What is llms.txt and do I need it?

llms.txt is an emerging standard for telling AI models what content on your site you want them to read and index. It sits in the root of your domain, like robots.txt. As of 2025, it’s not universally adopted by AI crawlers, but setting it up is low-effort and signals that you’re optimising for AI discoverability. Some AI systems built on models by Anthropic and others check for it during crawling.

How do I measure SEO if clicks are falling?

Measure a wider set of signals: branded search volume (via Google Search Console), impressions alongside clicks, direct AI citation monitoring on Perplexity and ChatGPT, and brand mention tracking through tools like Brand24 or Mention. Falling clicks with stable or rising impressions may mean AI Overviews are surfacing your content, which still builds brand awareness. Track both.

Conclusion

The fundamentals of SEO haven’t disappeared. Domain authority, keyword research, clean site architecture – these still matter. But they’re no longer sufficient.

The search engine you rank on has changed its job description. Google used to deliver users to answers. Now it is the answer, for a growing majority of queries. And the new AI engines like Perplexity and ChatGPT have never been in the business of sending traffic. They’ve always been about answering.
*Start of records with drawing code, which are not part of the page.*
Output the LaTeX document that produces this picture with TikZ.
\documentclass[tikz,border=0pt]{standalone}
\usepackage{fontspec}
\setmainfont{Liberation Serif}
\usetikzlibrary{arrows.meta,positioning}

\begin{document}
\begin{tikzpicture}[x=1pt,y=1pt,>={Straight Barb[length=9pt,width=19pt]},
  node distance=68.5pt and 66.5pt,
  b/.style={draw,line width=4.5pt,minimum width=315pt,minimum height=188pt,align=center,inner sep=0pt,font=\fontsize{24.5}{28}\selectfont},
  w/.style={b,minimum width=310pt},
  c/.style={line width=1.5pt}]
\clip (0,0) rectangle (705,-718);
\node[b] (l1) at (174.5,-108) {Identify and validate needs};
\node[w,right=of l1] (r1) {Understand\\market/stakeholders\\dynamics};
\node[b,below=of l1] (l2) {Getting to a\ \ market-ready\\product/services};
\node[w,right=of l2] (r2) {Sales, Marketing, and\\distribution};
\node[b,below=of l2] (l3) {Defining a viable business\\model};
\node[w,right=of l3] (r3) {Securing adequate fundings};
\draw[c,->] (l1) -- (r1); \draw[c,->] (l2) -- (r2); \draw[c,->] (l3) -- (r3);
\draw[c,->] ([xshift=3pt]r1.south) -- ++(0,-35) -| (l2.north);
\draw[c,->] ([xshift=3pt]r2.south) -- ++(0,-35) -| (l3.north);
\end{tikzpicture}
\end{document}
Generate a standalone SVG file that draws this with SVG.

If you’re still writing content optimised purely for a keyword ranking and a click, you’re playing a game that’s getting harder and paying less. The shift to writing for AI citations, writing direct answer blocks, writing standalone definitions, writing with sourced statistics, isn’t a trend to watch. It’s a practice to build now, while most of your competitors haven’t caught on.

The best time to start was when AI Overviews launched. The second best time is now.